# WHAT IS REQUIRED
Return the records that follow unaltered. Omit every picture.

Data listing
▬▬▬
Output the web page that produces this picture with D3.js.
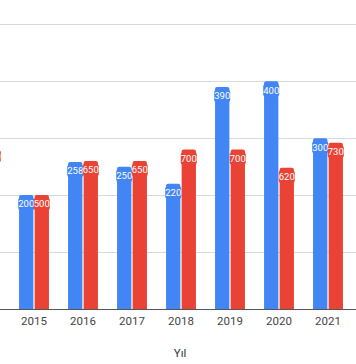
<!DOCTYPE html>
<html><head><meta charset="utf-8">
<script src="https://cdn.jsdelivr.net/npm/d3@7"></script>
<style>html,body{margin:0;padding:0;background:#fff;overflow:hidden}</style>
</head><body>
<svg id="c" width="356" height="364"></svg>
<script>
const years = ["2014","2015","2016","2017","2018","2019","2020","2021"];
const blueValues = [250, 200, 258, 250, 220, 390, 400, 300];
const redValues = [710, 500, 650, 650, 700, 700, 620, 730];
const blueTicks = [0, 100, 200, 300, 400, 500];
const xTitle = "Yıl";

const svg = d3.select("#c");
const W = 356, H = 364;
const baseY = 309, topY = 24.3;

const x = d3.scaleBand().domain(years).range([-39.5, -39.5 + 49 * years.length]).paddingInner(0.39).paddingOuter(0.195);
const sub = d3.scaleBand().domain(["b","r"]).range([0, x.bandwidth()]).paddingInner(0.08);
const yL = d3.scaleLinear().domain([0, 500]).range([baseY, topY]);
const yR = d3.scaleLinear().domain([0, 1250]).range([baseY, topY]);

// gridlines
svg.append("g").selectAll("line").data(blueTicks.filter(d => d > 0)).join("line")
  .attr("x1", 0).attr("x2", W).attr("y1", d => Math.round(yL(d)) + 0.5).attr("y2", d => Math.round(yL(d)) + 0.5)
  .attr("stroke", "#d9d9d9").attr("stroke-width", 1);

const series = [
  {key: "b", vals: blueValues, color: "#4285F4", y: yL},
  {key: "r", vals: redValues, color: "#EA4335", y: yR}
];

series.forEach(s => {
  const g = svg.append("g");
  g.selectAll("path").data(years).join("path")
    .attr("fill", s.color)
    .attr("d", (d, i) => {
      const x0 = x(d) + sub(s.key), w = sub.bandwidth(), y0 = s.y(s.vals[i]), r = 2;
      return `M${x0},${baseY}V${y0 + r}Q${x0},${y0} ${x0 + r},${y0}H${x0 + w - r}Q${x0 + w},${y0} ${x0 + w},${y0 + r}V${baseY}Z`;
    });
  const visible = years.filter(d => x(d) + sub(s.key) + sub.bandwidth() > -2);
  const lab = svg.append("g").selectAll("g").data(visible).join("g")
    .attr("transform", d => `translate(${x(d) + sub(s.key) + sub.bandwidth() / 2},${s.y(s.vals[years.indexOf(d)]) + 9})`);
  lab.append("rect").attr("x", -8).attr("y", -6).attr("width", 16).attr("height", 12).attr("rx", 2)
    .attr("fill", s.color);
  lab.append("text").text(d => s.vals[years.indexOf(d)])
    .attr("text-anchor", "middle").attr("dy", "0.35em")
    .attr("font-family", "Roboto, Arial, sans-serif").attr("font-size", 9.5)
    .attr("fill", "#fff");
});

// baseline
svg.append("line").attr("x1", 0).attr("x2", W).attr("y1", baseY + 0.5).attr("y2", baseY + 0.5)
  .attr("stroke", "#555").attr("stroke-width", 1);

// x axis (only categories whose label is within view)
const xAxis = d3.axisBottom(x).tickSize(0).tickPadding(8).tickValues(years.slice(1));
const ax = svg.append("g").attr("transform", `translate(0,${baseY})`).call(xAxis);
ax.select(".domain").remove();
ax.selectAll("text").attr("font-family", "Roboto, Arial, sans-serif").attr("font-size", 11.5).attr("fill", "#444");

svg.append("text").text(xTitle).attr("x", 180).attr("y", 357)
  .attr("text-anchor", "middle").attr("font-family", "Roboto, Arial, sans-serif")
  .attr("font-size", 11.5).attr("fill", "#333");
</script>
</body></html>
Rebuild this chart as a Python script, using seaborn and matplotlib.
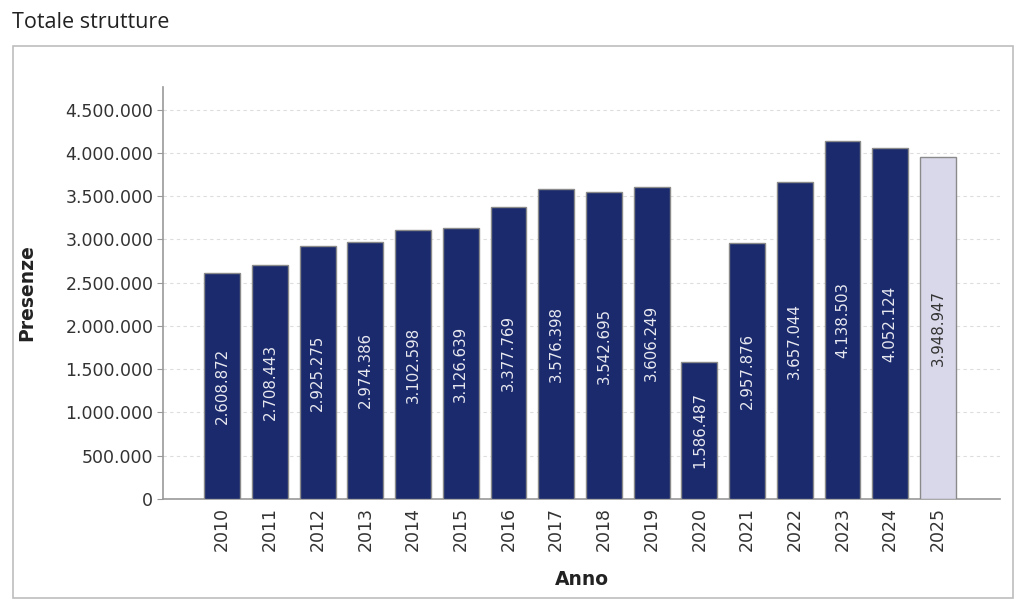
import matplotlib
matplotlib.use("Agg")
import matplotlib.pyplot as plt
import matplotlib.ticker as mticker
from matplotlib.patches import Rectangle
import seaborn as sns
import pandas as pd

years = ["2010", "2011", "2012", "2013", "2014", "2015", "2016", "2017",
         "2018", "2019", "2020", "2021", "2022", "2023", "2024", "2025"]
presenze = [2608872, 2708443, 2925275, 2974386, 3102598, 3126639, 3377769, 3576398,
            3542695, 3606249, 1586487, 2957876, 3657044, 4138503, 4052124, 3948947]
bar_colors = ["#1a2a6c"] * 15 + ["#d9d8ea"]
label_colors = ["#e8e8f0"] * 15 + ["#333333"]

def it_fmt(v):
    return f"{int(v):,}".replace(",", ".")

sns.set_style("white")
plt.rcParams["font.family"] = ["sans-serif"]
plt.rcParams["font.sans-serif"] = ["DejaVu Sans"]
FAM = ["DejaVu Sans"]

df = pd.DataFrame({"Anno": years, "Presenze": presenze})

fig = plt.figure(figsize=(10.24, 6.14), dpi=100)
ax = fig.add_axes([163 / 1024, 1 - 499 / 614, (1000 - 163) / 1024, (499 - 87) / 614])

sns.barplot(data=df, x="Anno", y="Presenze", hue="Anno", palette=bar_colors,
            legend=False, width=0.75, edgecolor="#8a8a8a", linewidth=1.0,
            saturation=1, ax=ax, zorder=3)

for i, (v, c) in enumerate(zip(presenze, label_colors)):
    ax.text(i, v / 2, it_fmt(v), rotation=90, ha="center", va="center",
            color=c, fontsize=10.8, family=FAM, zorder=4)

ax.set_xlim(-1.24, 16.3)
ax.set_ylim(0, 4760000)
ax.yaxis.set_major_locator(mticker.MultipleLocator(500000))
ax.yaxis.set_major_formatter(mticker.FuncFormatter(lambda v, p: it_fmt(v)))
ax.grid(axis="y", color="#dddddd", linestyle=(0, (3, 3)), linewidth=0.8, zorder=0)
ax.set_axisbelow(True)

for s in ["top", "right"]:
    ax.spines[s].set_visible(False)
for s in ["left", "bottom"]:
    ax.spines[s].set_color("#999999")
    ax.spines[s].set_linewidth(1.2)

ax.tick_params(axis="y", left=True, length=4, color="#999999", labelsize=12.5,
               labelcolor="#333333", pad=3)
ax.tick_params(axis="x", bottom=False, labelsize=12.5, labelcolor="#333333",
               labelrotation=90, pad=2)
for lab in ax.get_xticklabels() + ax.get_yticklabels():
    lab.set_family(FAM)

ax.set_xlabel("Anno", fontsize=13.5, fontweight="bold", color="#222222", labelpad=14, family=FAM)
ax.set_ylabel("Presenze", fontsize=13.5, fontweight="bold", color="#222222", labelpad=21, family=FAM)

# outer frame
fig.patches.append(Rectangle((13 / 1024, 1 - 598 / 614), 1000 / 1024, 552 / 614,
                             transform=fig.transFigure, fill=False,
                             edgecolor="#bdbdbd", linewidth=1.2, zorder=0))

fig.text(12 / 1024, 1 - 22 / 614, "Totale strutture", fontsize=15.5,
         family=["Open Sans", "DejaVu Sans"], color="#222222", ha="left", va="center")

fig.savefig("out.png", dpi=100, facecolor="white")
▬▬▬
# FINAL RESULT
Output the web page that produces this picture with D3.js.
<!DOCTYPE html>
<html><head><meta charset="utf-8">
<script src="https://cdn.jsdelivr.net/npm/d3@7"></script>
<style>html,body{margin:0;padding:0;background:#fff;overflow:hidden}</style>
</head><body>
<svg id="c" width="356" height="364"></svg>
<script>
const years = ["2014","2015","2016","2017","2018","2019","2020","2021"];
const blueValues = [250, 200, 258, 250, 220, 390, 400, 300];
const redValues = [710, 500, 650, 650, 700, 700, 620, 730];
const blueTicks = [0, 100, 200, 300, 400, 500];
const xTitle = "Yıl";

const svg = d3.select("#c");
const W = 356, H = 364;
const baseY = 309, topY = 24.3;

const x = d3.scaleBand().domain(years).range([-39.5, -39.5 + 49 * years.length]).paddingInner(0.39).paddingOuter(0.195);
const sub = d3.scaleBand().domain(["b","r"]).range([0, x.bandwidth()]).paddingInner(0.08);
const yL = d3.scaleLinear().domain([0, 500]).range([baseY, topY]);
const yR = d3.scaleLinear().domain([0, 1250]).range([baseY, topY]);

// gridlines
svg.append("g").selectAll("line").data(blueTicks.filter(d => d > 0)).join("line")
  .attr("x1", 0).attr("x2", W).attr("y1", d => Math.round(yL(d)) + 0.5).attr("y2", d => Math.round(yL(d)) + 0.5)
  .attr("stroke", "#d9d9d9").attr("stroke-width", 1);

const series = [
  {key: "b", vals: blueValues, color: "#4285F4", y: yL},
  {key: "r", vals: redValues, color: "#EA4335", y: yR}
];

series.forEach(s => {
  const g = svg.append("g");
  g.selectAll("path").data(years).join("path")
    .attr("fill", s.color)
    .attr("d", (d, i) => {
      const x0 = x(d) + sub(s.key), w = sub.bandwidth(), y0 = s.y(s.vals[i]), r = 2;
      return `M${x0},${baseY}V${y0 + r}Q${x0},${y0} ${x0 + r},${y0}H${x0 + w - r}Q${x0 + w},${y0} ${x0 + w},${y0 + r}V${baseY}Z`;
    });
  const visible = years.filter(d => x(d) + sub(s.key) + sub.bandwidth() > -2);
  const lab = svg.append("g").selectAll("g").data(visible).join("g")
    .attr("transform", d => `translate(${x(d) + sub(s.key) + sub.bandwidth() / 2},${s.y(s.vals[years.indexOf(d)]) + 9})`);
  lab.append("rect").attr("x", -8).attr("y", -6).attr("width", 16).attr("height", 12).attr("rx", 2)
    .attr("fill", s.color);
  lab.append("text").text(d => s.vals[years.indexOf(d)])
    .attr("text-anchor", "middle").attr("dy", "0.35em")
    .attr("font-family", "Roboto, Arial, sans-serif").attr("font-size", 9.5)
    .attr("fill", "#fff");
});

// baseline
svg.append("line").attr("x1", 0).attr("x2", W).attr("y1", baseY + 0.5).attr("y2", baseY + 0.5)
  .attr("stroke", "#555").attr("stroke-width", 1);

// x axis (only categories whose label is within view)
const xAxis = d3.axisBottom(x).tickSize(0).tickPadding(8).tickValues(years.slice(1));
const ax = svg.append("g").attr("transform", `translate(0,${baseY})`).call(xAxis);
ax.select(".domain").remove();
ax.selectAll("text").attr("font-family", "Roboto, Arial, sans-serif").attr("font-size", 11.5).attr("fill", "#444");

svg.append("text").text(xTitle).attr("x", 180).attr("y", 357)
  .attr("text-anchor", "middle").attr("font-family", "Roboto, Arial, sans-serif")
  .attr("font-size", 11.5).attr("fill", "#333");
</script>
</body></html>
Rebuild this chart as a Python script, using seaborn and matplotlib.
import matplotlib
matplotlib.use("Agg")
import matplotlib.pyplot as plt
import matplotlib.ticker as mticker
from matplotlib.patches import Rectangle
import seaborn as sns
import pandas as pd

years = ["2010", "2011", "2012", "2013", "2014", "2015", "2016", "2017",
         "2018", "2019", "2020", "2021", "2022", "2023", "2024", "2025"]
presenze = [2608872, 2708443, 2925275, 2974386, 3102598, 3126639, 3377769, 3576398,
            3542695, 3606249, 1586487, 2957876, 3657044, 4138503, 4052124, 3948947]
bar_colors = ["#1a2a6c"] * 15 + ["#d9d8ea"]
label_colors = ["#e8e8f0"] * 15 + ["#333333"]

def it_fmt(v):
    return f"{int(v):,}".replace(",", ".")

sns.set_style("white")
plt.rcParams["font.family"] = ["sans-serif"]
plt.rcParams["font.sans-serif"] = ["DejaVu Sans"]
FAM = ["DejaVu Sans"]

df = pd.DataFrame({"Anno": years, "Presenze": presenze})

fig = plt.figure(figsize=(10.24, 6.14), dpi=100)
ax = fig.add_axes([163 / 1024, 1 - 499 / 614, (1000 - 163) / 1024, (499 - 87) / 614])

sns.barplot(data=df, x="Anno", y="Presenze", hue="Anno", palette=bar_colors,
            legend=False, width=0.75, edgecolor="#8a8a8a", linewidth=1.0,
            saturation=1, ax=ax, zorder=3)

for i, (v, c) in enumerate(zip(presenze, label_colors)):
    ax.text(i, v / 2, it_fmt(v), rotation=90, ha="center", va="center",
            color=c, fontsize=10.8, family=FAM, zorder=4)

ax.set_xlim(-1.24, 16.3)
ax.set_ylim(0, 4760000)
ax.yaxis.set_major_locator(mticker.MultipleLocator(500000))
ax.yaxis.set_major_formatter(mticker.FuncFormatter(lambda v, p: it_fmt(v)))
ax.grid(axis="y", color="#dddddd", linestyle=(0, (3, 3)), linewidth=0.8, zorder=0)
ax.set_axisbelow(True)

for s in ["top", "right"]:
    ax.spines[s].set_visible(False)
for s in ["left", "bottom"]:
    ax.spines[s].set_color("#999999")
    ax.spines[s].set_linewidth(1.2)

ax.tick_params(axis="y", left=True, length=4, color="#999999", labelsize=12.5,
               labelcolor="#333333", pad=3)
ax.tick_params(axis="x", bottom=False, labelsize=12.5, labelcolor="#333333",
               labelrotation=90, pad=2)
for lab in ax.get_xticklabels() + ax.get_yticklabels():
    lab.set_family(FAM)

ax.set_xlabel("Anno", fontsize=13.5, fontweight="bold", color="#222222", labelpad=14, family=FAM)
ax.set_ylabel("Presenze", fontsize=13.5, fontweight="bold", color="#222222", labelpad=21, family=FAM)

# outer frame
fig.patches.append(Rectangle((13 / 1024, 1 - 598 / 614), 1000 / 1024, 552 / 614,
                             transform=fig.transFigure, fill=False,
                             edgecolor="#bdbdbd", linewidth=1.2, zorder=0))

fig.text(12 / 1024, 1 - 22 / 614, "Totale strutture", fontsize=15.5,
         family=["Open Sans", "DejaVu Sans"], color="#222222", ha="left", va="center")

fig.savefig("out.png", dpi=100, facecolor="white")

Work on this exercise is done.